The man has a severe anxiety disorder and I forgot about that. A good friend who knows this and who had been in a relationship with a man suffering from this was an incredible source of peace for me on my birthday. Independence Day. I had forgotten that was such a huge issue. She passed on a mantra she got from a Buddhist priest she discussed the matter with. “He is a man of many miseries” I am chanting that every time my anger resurfaces and slowly I’m finding my compassion. And forgiveness for myself.

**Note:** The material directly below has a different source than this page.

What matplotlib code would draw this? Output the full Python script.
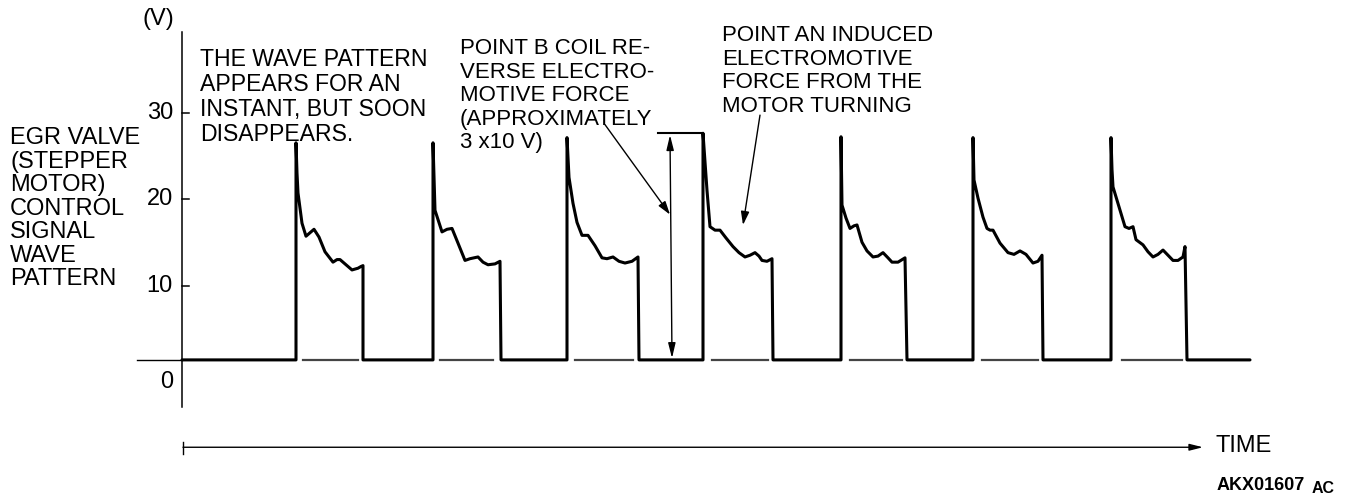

Because of course part of the anger and betrayed feelings stem from feeling like a loser for staying as long as I did, buying into it as long as I did, trying to help as long as I did. Because of course now I’m just a bitch in his eyes and I suppose I deserve that because in the end I got pretty hot and said things I could have kept to myself, true as I still feel they are. Such is life. I could have said much that I did keep to myself. I spared him much more than he realizes. So much I never shared simply because I did love him just as he was. Such is life.
Lots of candles burned this weekend, including one amazing one from Carolina Candle Co. called Rejuvenation. I’ll be using those again. Tried to find a link but couldn’t. They use a soy wax with essential oils, very nice. A little candle magic too… And as I heal I stitch.